In a recent CNN.com article Alan Miller took issue with the rising trend of young adults in America embracing a sort of generic spirituality, while eschewing more formal, organized forms of religion. Citing solid research and referencing popular books, Miller suggests that this movement is thoroughly entrenched in American life, but that it is also a “cop-out” and should be rejected. In spite of that, the “spiritual but not religious movement” continues to grow in popularity and, at least to some degree, seems to be a backlash against the excesses and inappropriate behavior that some religious organizations have embraced or engaged in, historically. Christianity is probably the most substantial segment of American religion to feel the weight of this rejection on the part of younger generations. Statistics constantly remind us that the younger the generation, the quicker they are leaving our organized faith behind.
If we are going to be honest about it, we have to admit that our Christian movements have, at times, fed the disenchantment through horrible behavior. Looking back through history to the crusades of the Catholic church, to the more recent examples of pedophilia among the Catholic church’s clergy, and even the rampant racism that used to dominate my own tribe, Southern Baptists, racism which has been publicly relegated to the trash heap in the last few years, but which still has a comfortable seat at the table in too many churches, it is easy to see why many would want nothing to do with it.
I want to suggest one biblical example, however, that indicates that rejection of the corporate expression of the church in the face of this kind of sin is not nearly as helpful to our spiritual condition as many might think it to be.

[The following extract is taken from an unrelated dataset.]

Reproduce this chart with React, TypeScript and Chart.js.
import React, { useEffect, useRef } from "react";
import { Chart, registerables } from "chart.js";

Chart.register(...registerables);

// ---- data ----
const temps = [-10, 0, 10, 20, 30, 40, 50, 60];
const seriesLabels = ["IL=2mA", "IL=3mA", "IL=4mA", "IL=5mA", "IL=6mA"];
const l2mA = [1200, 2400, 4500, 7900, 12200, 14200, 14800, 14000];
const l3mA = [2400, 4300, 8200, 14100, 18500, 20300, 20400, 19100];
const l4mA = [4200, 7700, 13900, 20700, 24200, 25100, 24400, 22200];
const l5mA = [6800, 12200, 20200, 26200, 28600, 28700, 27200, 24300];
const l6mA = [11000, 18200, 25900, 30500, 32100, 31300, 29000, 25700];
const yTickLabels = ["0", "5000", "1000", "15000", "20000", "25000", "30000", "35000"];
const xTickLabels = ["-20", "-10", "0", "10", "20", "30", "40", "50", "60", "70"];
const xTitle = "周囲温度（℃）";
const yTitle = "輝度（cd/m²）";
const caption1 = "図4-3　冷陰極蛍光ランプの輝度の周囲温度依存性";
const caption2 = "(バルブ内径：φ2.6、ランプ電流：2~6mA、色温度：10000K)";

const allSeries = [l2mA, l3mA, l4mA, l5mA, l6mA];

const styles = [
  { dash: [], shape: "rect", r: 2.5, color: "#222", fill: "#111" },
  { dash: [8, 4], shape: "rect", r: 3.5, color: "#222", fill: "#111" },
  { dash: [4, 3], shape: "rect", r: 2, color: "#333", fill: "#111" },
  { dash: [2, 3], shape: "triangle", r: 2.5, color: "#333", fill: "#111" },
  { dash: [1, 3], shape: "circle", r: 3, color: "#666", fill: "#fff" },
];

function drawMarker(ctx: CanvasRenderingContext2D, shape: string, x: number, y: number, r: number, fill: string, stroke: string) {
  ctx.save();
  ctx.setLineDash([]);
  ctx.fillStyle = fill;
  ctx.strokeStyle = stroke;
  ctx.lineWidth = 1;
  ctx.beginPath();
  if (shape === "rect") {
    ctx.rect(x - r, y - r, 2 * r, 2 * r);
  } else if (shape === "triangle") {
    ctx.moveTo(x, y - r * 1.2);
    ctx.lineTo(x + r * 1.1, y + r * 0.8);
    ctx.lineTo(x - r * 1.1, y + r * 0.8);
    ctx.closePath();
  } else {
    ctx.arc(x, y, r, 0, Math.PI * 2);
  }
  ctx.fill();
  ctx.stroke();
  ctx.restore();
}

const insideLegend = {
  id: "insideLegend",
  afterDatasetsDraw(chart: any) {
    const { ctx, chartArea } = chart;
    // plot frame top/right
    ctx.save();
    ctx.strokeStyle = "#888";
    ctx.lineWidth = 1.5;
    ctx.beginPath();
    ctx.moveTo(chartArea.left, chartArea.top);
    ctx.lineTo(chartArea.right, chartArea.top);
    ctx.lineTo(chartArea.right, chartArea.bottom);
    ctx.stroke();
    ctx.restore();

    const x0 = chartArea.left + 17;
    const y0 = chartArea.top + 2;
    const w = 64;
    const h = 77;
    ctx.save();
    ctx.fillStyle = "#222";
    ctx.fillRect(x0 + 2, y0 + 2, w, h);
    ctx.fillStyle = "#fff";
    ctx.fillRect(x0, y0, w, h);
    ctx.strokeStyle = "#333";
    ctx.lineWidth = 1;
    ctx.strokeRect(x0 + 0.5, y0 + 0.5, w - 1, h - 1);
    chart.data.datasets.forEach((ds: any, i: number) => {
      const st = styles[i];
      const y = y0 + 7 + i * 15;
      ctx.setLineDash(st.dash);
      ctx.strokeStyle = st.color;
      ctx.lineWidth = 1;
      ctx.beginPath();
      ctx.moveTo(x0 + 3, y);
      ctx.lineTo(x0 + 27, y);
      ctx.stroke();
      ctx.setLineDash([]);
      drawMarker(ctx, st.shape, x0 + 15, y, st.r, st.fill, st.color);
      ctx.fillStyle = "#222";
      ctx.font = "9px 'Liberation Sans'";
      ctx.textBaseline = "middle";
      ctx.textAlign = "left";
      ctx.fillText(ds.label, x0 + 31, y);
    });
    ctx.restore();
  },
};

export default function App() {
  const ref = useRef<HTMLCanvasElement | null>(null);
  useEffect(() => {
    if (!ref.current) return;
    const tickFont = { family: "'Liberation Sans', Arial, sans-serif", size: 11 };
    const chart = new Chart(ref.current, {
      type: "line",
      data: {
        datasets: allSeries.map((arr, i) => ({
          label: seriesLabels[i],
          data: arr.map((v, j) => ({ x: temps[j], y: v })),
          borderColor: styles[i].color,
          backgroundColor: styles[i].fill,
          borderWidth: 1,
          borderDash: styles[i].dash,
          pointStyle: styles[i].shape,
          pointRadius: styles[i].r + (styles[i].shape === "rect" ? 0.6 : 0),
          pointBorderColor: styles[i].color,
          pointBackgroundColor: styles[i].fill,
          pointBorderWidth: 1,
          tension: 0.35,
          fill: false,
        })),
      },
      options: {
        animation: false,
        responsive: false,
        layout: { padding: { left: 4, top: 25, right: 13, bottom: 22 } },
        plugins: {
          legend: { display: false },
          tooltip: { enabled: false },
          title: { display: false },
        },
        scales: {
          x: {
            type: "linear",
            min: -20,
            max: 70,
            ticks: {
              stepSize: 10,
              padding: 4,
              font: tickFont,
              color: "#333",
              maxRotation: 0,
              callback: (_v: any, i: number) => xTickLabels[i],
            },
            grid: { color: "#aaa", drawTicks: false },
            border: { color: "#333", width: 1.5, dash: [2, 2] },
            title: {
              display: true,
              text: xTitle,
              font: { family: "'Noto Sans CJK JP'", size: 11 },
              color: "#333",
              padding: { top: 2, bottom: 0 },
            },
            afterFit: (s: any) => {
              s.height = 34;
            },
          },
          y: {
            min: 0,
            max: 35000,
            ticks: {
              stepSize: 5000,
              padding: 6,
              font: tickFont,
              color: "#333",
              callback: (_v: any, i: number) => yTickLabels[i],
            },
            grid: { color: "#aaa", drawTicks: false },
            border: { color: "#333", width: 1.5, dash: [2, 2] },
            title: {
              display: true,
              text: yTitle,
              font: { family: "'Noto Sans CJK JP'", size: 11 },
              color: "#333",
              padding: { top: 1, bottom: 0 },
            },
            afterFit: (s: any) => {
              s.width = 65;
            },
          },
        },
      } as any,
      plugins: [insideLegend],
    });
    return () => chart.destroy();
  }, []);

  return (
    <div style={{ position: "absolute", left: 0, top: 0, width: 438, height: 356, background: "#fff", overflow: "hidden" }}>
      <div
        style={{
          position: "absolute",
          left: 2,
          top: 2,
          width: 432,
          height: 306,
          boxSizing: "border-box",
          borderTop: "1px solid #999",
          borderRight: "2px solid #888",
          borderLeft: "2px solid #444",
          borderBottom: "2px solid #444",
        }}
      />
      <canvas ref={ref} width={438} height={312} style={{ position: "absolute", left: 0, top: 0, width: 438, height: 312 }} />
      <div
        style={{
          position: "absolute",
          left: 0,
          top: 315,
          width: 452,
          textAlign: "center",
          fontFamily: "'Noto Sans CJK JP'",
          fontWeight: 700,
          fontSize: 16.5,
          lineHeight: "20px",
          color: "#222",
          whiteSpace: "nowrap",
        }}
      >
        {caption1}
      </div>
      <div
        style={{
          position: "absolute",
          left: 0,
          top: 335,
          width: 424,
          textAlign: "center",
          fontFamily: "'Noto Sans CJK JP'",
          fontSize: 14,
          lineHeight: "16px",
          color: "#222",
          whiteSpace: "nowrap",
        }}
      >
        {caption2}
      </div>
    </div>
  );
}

We live in America, the home of independent, “pull yourself up by your bootstraps”, self-success often best described by the famous Frank Sinatra song, “My Way“. We love the strong, able hero who can take on the world by themselves and succeed. Because of this ethos, we have so individualized every aspect of our culture that we have also individualized our worship. We can worship God and never be involved in organized worship. We do not need others to rightly honor him. But, is this what scripture indicates? See for yourself.
I appeal to you therefore, brothers, by the mercies of God, to present your bodies as a living sacrifice, holy and acceptable to God, which is your spiritual worship. (Romans 12:1 ESV)
I want to call your attention to one small detail in this passage, one which various translations have unfortunately missed. Notice the plural use of the word “bodies”, particularly when contrasted with the singular use of the word “sacrifice”. If you were to read a different translation, say for instance the NIV, you would see both bodies and sacrifice as plural forms. Unfortunately, the NIV translators, among others, simply got it wrong. Bodies is intended to be plural, while sacrifice is intended to be singular. Why? Simply put, God’s design for our worship; for our sacrifice, is for each of us to come together, as individuals, and for us to form one corporate act of sacrifice; of worship, to honor Him. Simply put, God has designed us so that we need each other. Put another way, the corporate church is God’s design, not ours.
The corporate nature of the body of Christ can be foreign in such an individualized culture, but it is imperative in the Christian community. It is on this foundation that activities of the church such as church discipline, communion, baptism and more are built upon. It is because we have lost this corporate element in many of our churches that some of these activities have fallen in to disrepair or even disuse. Sadly we do not understand the biblical nature of the church which means we can quickly abandon the biblical practices of the church. We must resist this encroaching individualization of the body of Christ.
Yes, the organized church has made horrific errors. Yes, she has failed time and time again. Yes, there is need for great renewal and reform in many corners of, particularly, the Christian church. However, abandoning the church is not the answer. The church needs you, but maybe more specific to your life, you need the church.